Kara told Lee he won this round, and never one to be one-upped (or allow Kara to be entirely correct), Simon told him, “You didn’t win round one, you just crushed the other two!” Which can only mean Crystal is still obscenely ahead in the voting since the judges refuse to give up on this whole “this season’s champ is anyone’s guess” thing.
Randy and Kara chose John Mayer’s “Daughters” for Casey because, as Kara aptly put it, his “audience is women and girls … they want to see your vulnerable side.” Then she urged him to “give it to them,” which marked a jarring end to her otherwise well-phrased explanation of why Casey should cast himself in the blues-inflected soft-rock vein.
Casey’s take on the John Mayer song was assured and comfortable, leagues better than his own song choice. Casey is definitely the kind of singer who needs to be wrangled instead of allowed to roam free.
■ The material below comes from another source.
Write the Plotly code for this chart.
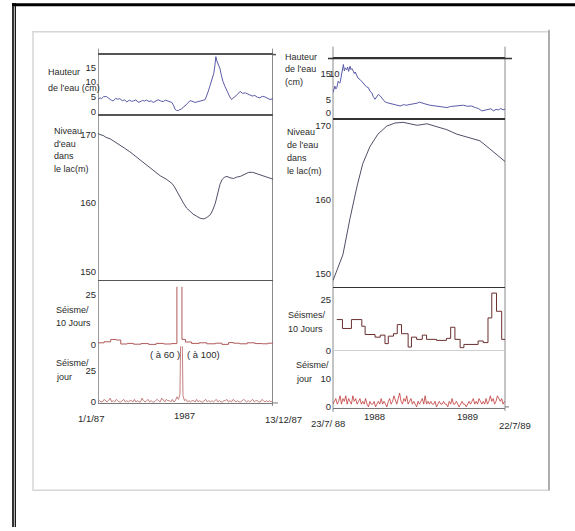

In the real world, this white bluesy-lover stuff is about as authentically moving as confrontations on Jerry Springer are authentically angry, but in the context of American Idol his performance was actually kind of lovely.
The judges all liked it, but Simon took issue with the song itself, deriding the fact that the song’s climax was a “limp guitar solo.” While he’s right, Kara was closer to the truth when she pointed out that fans don’t love John Mayer for his blistering guitar solos or his astonishing vocal prowess; these songs are about creating a mood and selling it, and Casey succeeded on that level. And if he can keep mining that stuff, he could have a real shot at a future. After all, limp-dick blues-rock may never be en vogue, but it always sells.
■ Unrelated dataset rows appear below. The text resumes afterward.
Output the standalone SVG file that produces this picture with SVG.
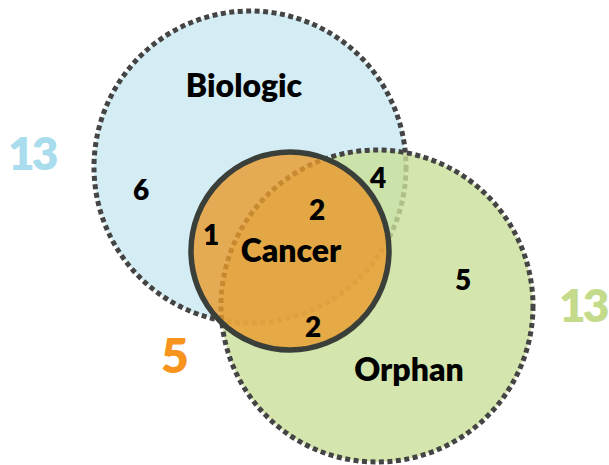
<svg xmlns="http://www.w3.org/2000/svg" width="609" height="465" viewBox="0 0 609 465">
<style>
.ring{stroke:#444444;stroke-width:5;stroke-dasharray:5 3.5;}
.lbl{font-family:Lato,"Liberation Sans",sans-serif;font-weight:800;fill:#000;text-anchor:middle;}
.big{font-family:Lato,"Liberation Sans",sans-serif;font-weight:800;font-size:48px;}
.num13{font-family:Lato,"Liberation Sans",sans-serif;font-weight:800;font-size:46px;letter-spacing:-3px;}
</style>
<rect width="609" height="465" fill="#ffffff"/>
<g id="biologic">
<circle cx="250" cy="167" r="156" fill="#d4edf4" class="ring"/>
</g>
<g id="orphan">
<circle cx="377" cy="306" r="156" fill="#c9de99" fill-opacity="0.8" class="ring"/>
</g>
<g id="cancer">
<circle cx="290" cy="251" r="99" fill="#e89a2c" fill-opacity="0.8" stroke="#3a3f3a" stroke-width="5.5"/>
</g>
<g id="labels">
<text class="lbl" x="244" y="97" font-size="32">Biologic</text>
<text class="lbl" x="291" y="262" font-size="32">Cancer</text>
<text class="lbl" x="409" y="381" font-size="32">Orphan</text>
<text class="lbl" x="141" y="200" font-size="28">6</text>
<text class="lbl" x="211" y="245" font-size="28">1</text>
<text class="lbl" x="317" y="220" font-size="28">2</text>
<text class="lbl" x="378" y="188" font-size="28">4</text>
<text class="lbl" x="463" y="290" font-size="28">5</text>
<text class="lbl" x="313" y="337" font-size="28">2</text>
<text class="num13" x="8" y="170" fill="#a9dcec">13</text>
<text class="big" x="175" y="373" fill="#f7941d" text-anchor="middle">5</text>
<text class="num13" x="559" y="322" fill="#c3db8b">13</text>
</g>
<g id="connectors"/>
</svg>
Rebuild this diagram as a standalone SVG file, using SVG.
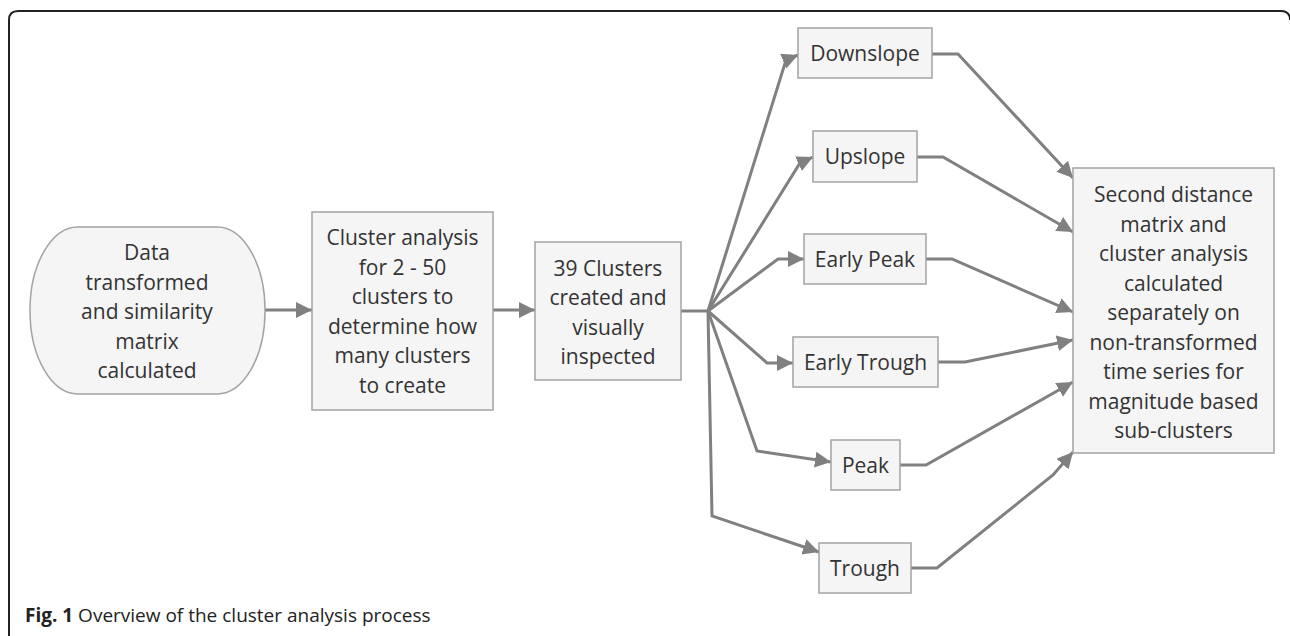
<svg xmlns="http://www.w3.org/2000/svg" width="1290" height="636" viewBox="0 0 1290 636">
<style>
.box{fill:#f5f5f5;stroke:#a3a3a3;stroke-width:1.5}
.t{font-family:"Open Sans","Noto Sans",sans-serif;font-size:21px;fill:#333;text-anchor:middle}
.c{fill:none;stroke:#808080;stroke-width:3;stroke-linejoin:miter;marker-end:url(#ah)}
.cap{font-family:"Open Sans","Noto Sans",sans-serif;font-size:19px;fill:#222}
</style>
<defs>
<marker id="ah" markerUnits="userSpaceOnUse" markerWidth="17" markerHeight="16" refX="16" refY="8" orient="auto">
<path d="M0,0 L16,8 L0,16 z" fill="#808080"/>
</marker>
</defs>
<rect width="1290" height="636" fill="#fff"/>
<path d="M9,636 V20 Q9,11 18,11 H1281 Q1290,11 1290,20" fill="none" stroke="#222" stroke-width="2"/>

<g id="connectors">
<path class="c" d="M265,310 H312"/>
<path class="c" d="M493,310 H535"/>
<path d="M681,311 H708" fill="none" stroke="#808080" stroke-width="3"/>
<path class="c" d="M708,311 L786,60 L798,55"/>
<path class="c" d="M708,311 L800,163 L813,157"/>
<path class="c" d="M708,311 L778,259 H804"/>
<path class="c" d="M708,311 L767,363 H793"/>
<path class="c" d="M708,311 L757,451 L831,462"/>
<path class="c" d="M708,311 L712,516 L819,552"/>
<path class="c" d="M932,54 H958 L1073,178"/>
<path class="c" d="M917,157 H943 L1073,232"/>
<path class="c" d="M926,259 H952 L1073,312"/>
<path class="c" d="M938,362 H965 L1073,340"/>
<path class="c" d="M900,465 H926 L1073,382"/>
<path class="c" d="M911,568 H937 L1053,475 L1073,452"/>
</g>

<g id="n1">
<rect class="box" x="30" y="227" width="235" height="167" rx="48" ry="83"/>
<text class="t" x="147" y="260">Data</text>
<text class="t" x="147" y="289.5">transformed</text>
<text class="t" x="147" y="319">and similarity</text>
<text class="t" x="147" y="348.5">matrix</text>
<text class="t" x="147" y="378">calculated</text>
</g>

<g id="n2">
<rect class="box" x="312" y="212" width="181" height="198"/>
<text class="t" x="402.5" y="245">Cluster analysis</text>
<text class="t" x="402.5" y="274.5">for 2 - 50</text>
<text class="t" x="402.5" y="304">clusters to</text>
<text class="t" x="402.5" y="333.5">determine how</text>
<text class="t" x="402.5" y="363">many clusters</text>
<text class="t" x="402.5" y="392.5">to create</text>
</g>

<g id="n3">
<rect class="box" x="535" y="242" width="146" height="138"/>
<text class="t" x="608" y="275.5">39 Clusters</text>
<text class="t" x="608" y="305">created and</text>
<text class="t" x="608" y="334.5">visually</text>
<text class="t" x="608" y="364">inspected</text>
</g>

<g id="downslope">
<rect class="box" x="798" y="28" width="134" height="50"/>
<text class="t" x="865" y="61">Downslope</text>
</g>
<g id="upslope">
<rect class="box" x="813" y="131" width="104" height="51"/>
<text class="t" x="865" y="164">Upslope</text>
</g>
<g id="earlypeak">
<rect class="box" x="804" y="234" width="122" height="50"/>
<text class="t" x="865" y="267">Early Peak</text>
</g>
<g id="earlytrough">
<rect class="box" x="793" y="337" width="145" height="50"/>
<text class="t" x="865.5" y="370">Early Trough</text>
</g>
<g id="peak">
<rect class="box" x="831" y="440" width="69" height="50"/>
<text class="t" x="865.5" y="473">Peak</text>
</g>
<g id="trough">
<rect class="box" x="819" y="543" width="92" height="50"/>
<text class="t" x="865" y="576">Trough</text>
</g>

<g id="n4">
<rect class="box" x="1073" y="168" width="201" height="285"/>
<text class="t" x="1173.5" y="202">Second distance</text>
<text class="t" x="1173.5" y="231.5">matrix and</text>
<text class="t" x="1173.5" y="261">cluster analysis</text>
<text class="t" x="1173.5" y="290.5">calculated</text>
<text class="t" x="1173.5" y="320">separately on</text>
<text class="t" x="1173.5" y="349.5">non-transformed</text>
<text class="t" x="1173.5" y="379">time series for</text>
<text class="t" x="1173.5" y="408.5">magnitude based</text>
<text class="t" x="1173.5" y="438">sub-clusters</text>
</g>

<text class="cap" x="25" y="622"><tspan font-weight="bold">Fig. 1</tspan> Overview of the cluster analysis process</text>
</svg>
Of all the contestants, Crystal looked the most ecstatic to be back home. While back in Ohio, she received a text from Ellen (courtesy of AT&T, don’t forget!) that she would be performing Paul McCartney’s first solo hit, “Maybe I’m Amazed.” At first this seemed like a rather questionable choice from Idol’s non-musically inclined judge, but as it turns out Ellen couldn’t have made a better pick.
The dreadlocked mom didn’t do much with the arrangement, using the simple elegance of the original instrumentation to emphasize her commanding voice. She kept the gender in the lyrics but instead of going falsetto when Paul does, she went the Etheridge-growl route and gave the whole song a bit of bluesy dirt. With just a few slight touches, she gave a performance more soulful than anything else during the episode.
Randy and Ellen loved it, and Kara gushed that “you showed parts of your voice we haven’t heard yet.” Simon told her, “You may be thanking Ellen for putting you into the finals,” but truthfully, she should be thanking all the judges for placing her in a wildly underqualified top 24 this season.
As Lee hovered over Chicago (or just as likely sat in a grounded jet at the Burbank airport to mimic travel), we learned that Simon had chosen “Hallelujah” for him to sing. For a judge so particular about song choice, it was a bit shocking he would pick something we’ve already heard so many times on Idol, but hey, Simon has The X Factor on his noggin — he’s long since stopped giving any creative thought to this show.
The song got off to a great start — the strings were lovely and it was nice to see Lee perform without a jacket, although he still insisted on wearing layers. (Watch it below.) His voice inhabited the passionate song nicely and he certainly pulled off the biggest surprise of the night. Instead of indulging in that Nickelback-style throatiness when going big, Lee revealed he can keep his voice clear and sweet while still hitting those high notes.
Randy loved it so much he started talking about gauntlets and druids and chainmail armor (well, at least one of those three things), and Ellen seconded her love for the song but in plainer terms. Kara informed Lee, “You are the heart of the show this season,” which explains why Idol’s cholesterol count has been rising. Simon gave him the “I’m proud, kid” wink.
When talking about his initial reticence toward the song choice, Lee told us (in a variety of sentence fragments) that at first he was like, “oh man,” but now he’s like “thank you.” It’s definitely time to get this kid a manager or a thesaurus. Overall, Lee clearly won the night in terms of performances even though Crystal’s were more promising artistically. But in terms of audience reaction, Lee has boasted more “wow” moments lately, and his victories stick out more than hers because he has that season arc of going from “irritating” to “actually pretty good.”
Hopefully it won’t hurt Crystal that she’s been delivering finale-ready performances for months now, and hopefully Ryan Seacrest won’t do anything weird to Justin Bieber tomorrow night.
The AV Club’s Claire Zulkey was glad to see on “Hallelujah” that “It all really came together for old Lee. Except for one little moment where he seemed to lose it a bit on a high note his voice sounded perhaps the best it’s been all season.”
Entertainment Weekly’s Michael Slezak on Lee’s “Hallelujah”: “Simon’s banty-rooster intro promised us calla lilies; Lee’s eventual delivery of high-quality carnations could only be a let-down by comparison.”
Television Without Pity’s Jacob thought “Even with the tympani and the general outrageousness of the ‘Hallelujah’ performance, Lee: you have done it. So much mess, and Lee in the middle tying it together.”